── Provided material ──

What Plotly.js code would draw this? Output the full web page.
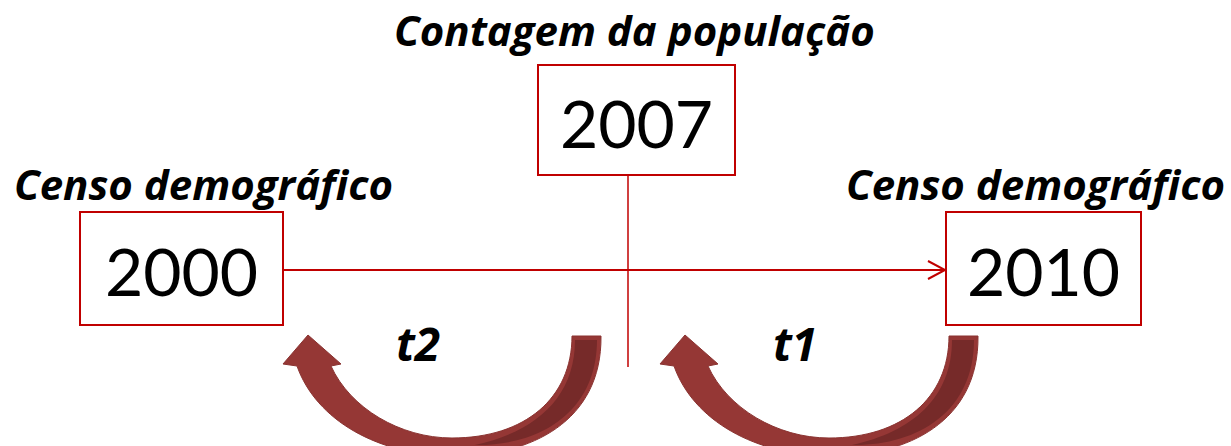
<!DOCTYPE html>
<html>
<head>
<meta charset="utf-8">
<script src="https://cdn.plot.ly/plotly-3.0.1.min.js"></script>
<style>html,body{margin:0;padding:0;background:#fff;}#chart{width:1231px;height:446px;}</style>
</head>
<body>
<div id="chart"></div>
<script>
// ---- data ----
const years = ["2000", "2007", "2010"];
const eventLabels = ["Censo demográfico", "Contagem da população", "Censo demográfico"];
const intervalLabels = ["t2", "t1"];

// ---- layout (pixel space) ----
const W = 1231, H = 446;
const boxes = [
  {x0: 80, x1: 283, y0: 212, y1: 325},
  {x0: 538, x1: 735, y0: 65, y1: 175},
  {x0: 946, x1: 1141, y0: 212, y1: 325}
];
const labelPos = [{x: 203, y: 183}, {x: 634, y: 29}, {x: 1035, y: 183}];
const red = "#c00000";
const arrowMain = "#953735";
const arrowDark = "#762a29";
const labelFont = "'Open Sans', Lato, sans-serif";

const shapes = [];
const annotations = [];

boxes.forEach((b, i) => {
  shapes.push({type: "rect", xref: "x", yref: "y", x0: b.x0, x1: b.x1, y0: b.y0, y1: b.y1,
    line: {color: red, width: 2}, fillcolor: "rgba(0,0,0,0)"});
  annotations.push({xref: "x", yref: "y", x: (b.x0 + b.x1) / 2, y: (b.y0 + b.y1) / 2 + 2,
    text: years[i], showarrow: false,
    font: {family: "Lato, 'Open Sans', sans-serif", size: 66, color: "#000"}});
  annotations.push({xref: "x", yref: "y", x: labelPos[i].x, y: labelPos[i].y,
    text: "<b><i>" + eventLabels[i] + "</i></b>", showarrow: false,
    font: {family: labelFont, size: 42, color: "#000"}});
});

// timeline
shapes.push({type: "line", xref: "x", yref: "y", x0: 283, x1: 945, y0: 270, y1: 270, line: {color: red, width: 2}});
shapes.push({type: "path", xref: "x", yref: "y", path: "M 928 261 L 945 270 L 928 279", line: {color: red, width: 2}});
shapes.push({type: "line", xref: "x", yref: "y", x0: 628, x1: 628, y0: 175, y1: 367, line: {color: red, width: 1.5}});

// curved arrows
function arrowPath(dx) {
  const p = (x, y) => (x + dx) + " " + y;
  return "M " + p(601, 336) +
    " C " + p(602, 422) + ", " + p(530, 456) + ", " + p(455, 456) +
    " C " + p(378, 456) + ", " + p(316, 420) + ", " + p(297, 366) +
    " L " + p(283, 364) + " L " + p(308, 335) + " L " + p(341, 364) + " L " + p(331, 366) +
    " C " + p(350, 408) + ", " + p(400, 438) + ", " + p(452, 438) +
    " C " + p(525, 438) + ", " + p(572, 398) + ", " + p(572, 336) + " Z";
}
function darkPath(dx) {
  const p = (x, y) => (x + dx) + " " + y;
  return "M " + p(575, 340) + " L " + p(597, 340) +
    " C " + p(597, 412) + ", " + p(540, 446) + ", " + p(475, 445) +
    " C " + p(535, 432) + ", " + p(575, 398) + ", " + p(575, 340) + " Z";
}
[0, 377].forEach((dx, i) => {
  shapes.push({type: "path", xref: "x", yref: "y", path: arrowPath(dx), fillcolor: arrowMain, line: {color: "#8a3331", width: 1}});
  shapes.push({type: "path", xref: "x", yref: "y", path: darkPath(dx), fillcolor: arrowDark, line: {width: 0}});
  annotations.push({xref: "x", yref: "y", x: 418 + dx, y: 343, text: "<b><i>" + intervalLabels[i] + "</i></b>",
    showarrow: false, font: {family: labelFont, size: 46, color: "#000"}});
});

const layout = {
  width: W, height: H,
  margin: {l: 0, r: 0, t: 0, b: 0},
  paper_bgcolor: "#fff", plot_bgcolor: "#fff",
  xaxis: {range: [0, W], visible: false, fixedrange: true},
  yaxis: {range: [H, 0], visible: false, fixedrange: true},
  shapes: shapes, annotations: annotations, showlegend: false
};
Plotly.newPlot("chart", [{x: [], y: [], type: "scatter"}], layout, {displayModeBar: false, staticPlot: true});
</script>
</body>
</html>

───
── Provided material ──

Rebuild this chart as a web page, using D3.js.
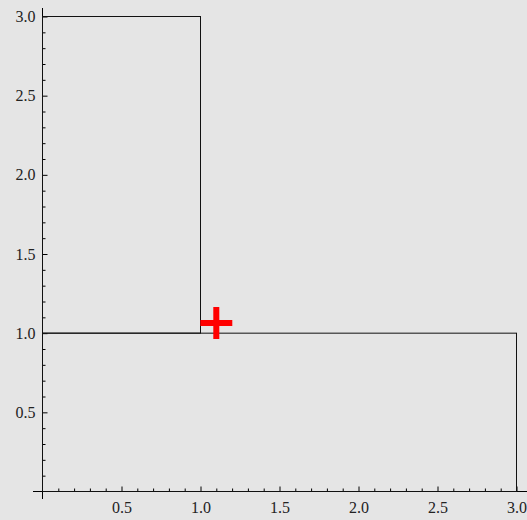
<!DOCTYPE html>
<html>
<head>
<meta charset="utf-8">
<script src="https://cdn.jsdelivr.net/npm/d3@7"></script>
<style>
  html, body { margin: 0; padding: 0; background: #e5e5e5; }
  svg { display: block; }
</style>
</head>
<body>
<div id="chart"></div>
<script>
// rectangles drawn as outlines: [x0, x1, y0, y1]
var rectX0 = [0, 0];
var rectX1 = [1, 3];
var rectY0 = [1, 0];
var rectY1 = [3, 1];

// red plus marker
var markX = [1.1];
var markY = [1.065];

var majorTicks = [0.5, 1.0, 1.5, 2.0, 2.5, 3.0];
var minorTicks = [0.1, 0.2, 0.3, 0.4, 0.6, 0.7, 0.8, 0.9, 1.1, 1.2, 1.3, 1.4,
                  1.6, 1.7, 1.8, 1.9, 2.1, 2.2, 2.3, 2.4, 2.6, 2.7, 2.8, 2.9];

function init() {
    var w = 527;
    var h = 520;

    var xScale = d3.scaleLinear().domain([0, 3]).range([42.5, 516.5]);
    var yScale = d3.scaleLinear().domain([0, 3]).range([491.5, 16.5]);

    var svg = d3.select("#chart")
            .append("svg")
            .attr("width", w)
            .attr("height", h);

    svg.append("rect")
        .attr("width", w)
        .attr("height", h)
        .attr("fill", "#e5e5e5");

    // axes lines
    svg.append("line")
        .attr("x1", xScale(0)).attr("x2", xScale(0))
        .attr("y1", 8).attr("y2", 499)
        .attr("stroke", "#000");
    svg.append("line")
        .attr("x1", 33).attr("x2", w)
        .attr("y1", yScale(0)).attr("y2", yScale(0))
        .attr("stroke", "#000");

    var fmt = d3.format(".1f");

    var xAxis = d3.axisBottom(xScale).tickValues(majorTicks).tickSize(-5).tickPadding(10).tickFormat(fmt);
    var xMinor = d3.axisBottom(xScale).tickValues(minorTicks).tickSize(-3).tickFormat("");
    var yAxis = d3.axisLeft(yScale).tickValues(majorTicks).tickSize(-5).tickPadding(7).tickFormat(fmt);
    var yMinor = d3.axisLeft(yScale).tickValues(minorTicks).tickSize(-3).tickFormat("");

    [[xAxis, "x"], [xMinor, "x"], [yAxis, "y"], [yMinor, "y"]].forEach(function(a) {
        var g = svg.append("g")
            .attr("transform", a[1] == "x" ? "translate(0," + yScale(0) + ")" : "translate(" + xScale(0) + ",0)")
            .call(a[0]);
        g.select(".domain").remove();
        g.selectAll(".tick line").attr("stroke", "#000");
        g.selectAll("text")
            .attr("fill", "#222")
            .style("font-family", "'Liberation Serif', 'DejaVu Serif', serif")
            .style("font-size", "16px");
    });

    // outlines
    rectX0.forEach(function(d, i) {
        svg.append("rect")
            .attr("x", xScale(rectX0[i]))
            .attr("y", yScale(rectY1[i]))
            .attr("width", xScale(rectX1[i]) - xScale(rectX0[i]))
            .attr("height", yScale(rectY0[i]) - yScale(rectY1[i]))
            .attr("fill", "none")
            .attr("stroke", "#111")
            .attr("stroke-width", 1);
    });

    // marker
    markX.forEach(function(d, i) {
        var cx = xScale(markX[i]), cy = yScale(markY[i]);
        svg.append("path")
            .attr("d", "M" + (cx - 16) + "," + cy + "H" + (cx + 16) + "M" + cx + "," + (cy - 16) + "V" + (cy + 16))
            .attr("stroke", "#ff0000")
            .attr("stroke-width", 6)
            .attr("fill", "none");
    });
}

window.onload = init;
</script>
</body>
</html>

───
── Provided material ──

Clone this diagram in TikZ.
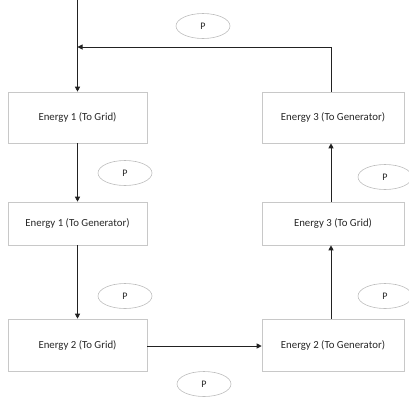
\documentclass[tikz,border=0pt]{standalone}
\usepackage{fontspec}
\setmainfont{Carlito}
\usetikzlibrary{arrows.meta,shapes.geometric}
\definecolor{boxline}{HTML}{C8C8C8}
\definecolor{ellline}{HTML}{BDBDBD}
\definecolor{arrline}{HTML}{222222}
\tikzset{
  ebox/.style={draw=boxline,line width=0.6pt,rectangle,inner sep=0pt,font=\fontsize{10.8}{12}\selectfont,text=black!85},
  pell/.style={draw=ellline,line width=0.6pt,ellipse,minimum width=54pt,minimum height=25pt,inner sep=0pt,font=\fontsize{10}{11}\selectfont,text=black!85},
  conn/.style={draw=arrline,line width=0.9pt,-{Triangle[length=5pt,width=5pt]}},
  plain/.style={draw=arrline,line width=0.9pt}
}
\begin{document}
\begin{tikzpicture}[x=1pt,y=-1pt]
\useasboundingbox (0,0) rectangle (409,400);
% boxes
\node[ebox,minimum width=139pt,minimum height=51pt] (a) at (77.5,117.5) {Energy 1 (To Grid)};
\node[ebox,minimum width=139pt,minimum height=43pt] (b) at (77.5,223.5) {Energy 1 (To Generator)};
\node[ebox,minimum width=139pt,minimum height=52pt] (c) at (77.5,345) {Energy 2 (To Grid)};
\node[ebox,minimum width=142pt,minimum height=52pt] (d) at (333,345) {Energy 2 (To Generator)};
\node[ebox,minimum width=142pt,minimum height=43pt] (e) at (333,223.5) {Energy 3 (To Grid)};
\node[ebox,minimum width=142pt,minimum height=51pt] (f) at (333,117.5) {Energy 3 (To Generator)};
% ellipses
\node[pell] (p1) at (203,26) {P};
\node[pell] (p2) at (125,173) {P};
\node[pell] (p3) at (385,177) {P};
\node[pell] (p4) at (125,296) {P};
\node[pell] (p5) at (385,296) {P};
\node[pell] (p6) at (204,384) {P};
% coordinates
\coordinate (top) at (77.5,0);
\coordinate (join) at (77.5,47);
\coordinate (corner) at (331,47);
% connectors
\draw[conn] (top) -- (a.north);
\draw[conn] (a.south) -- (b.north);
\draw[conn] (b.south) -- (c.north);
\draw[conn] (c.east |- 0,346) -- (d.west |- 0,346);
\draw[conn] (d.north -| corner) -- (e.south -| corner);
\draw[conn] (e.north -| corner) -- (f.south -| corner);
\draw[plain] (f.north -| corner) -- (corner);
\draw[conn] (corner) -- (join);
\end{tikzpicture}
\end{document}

───

* _Aim_:
Look above for the line with "What Plotly.js code" and copy exactly from it through the line with "const annotations = [];", both included. Omit the pictures.

* _Written solution_:
What Plotly.js code would draw this? Output the full web page.
<!DOCTYPE html>
<html>
<head>
<meta charset="utf-8">
<script src="https://cdn.plot.ly/plotly-3.0.1.min.js"></script>
<style>html,body{margin:0;padding:0;background:#fff;}#chart{width:1231px;height:446px;}</style>
</head>
<body>
<div id="chart"></div>
<script>
// ---- data ----
const years = ["2000", "2007", "2010"];
const eventLabels = ["Censo demográfico", "Contagem da população", "Censo demográfico"];
const intervalLabels = ["t2", "t1"];

// ---- layout (pixel space) ----
const W = 1231, H = 446;
const boxes = [
  {x0: 80, x1: 283, y0: 212, y1: 325},
  {x0: 538, x1: 735, y0: 65, y1: 175},
  {x0: 946, x1: 1141, y0: 212, y1: 325}
];
const labelPos = [{x: 203, y: 183}, {x: 634, y: 29}, {x: 1035, y: 183}];
const red = "#c00000";
const arrowMain = "#953735";
const arrowDark = "#762a29";
const labelFont = "'Open Sans', Lato, sans-serif";

const shapes = [];
const annotations = [];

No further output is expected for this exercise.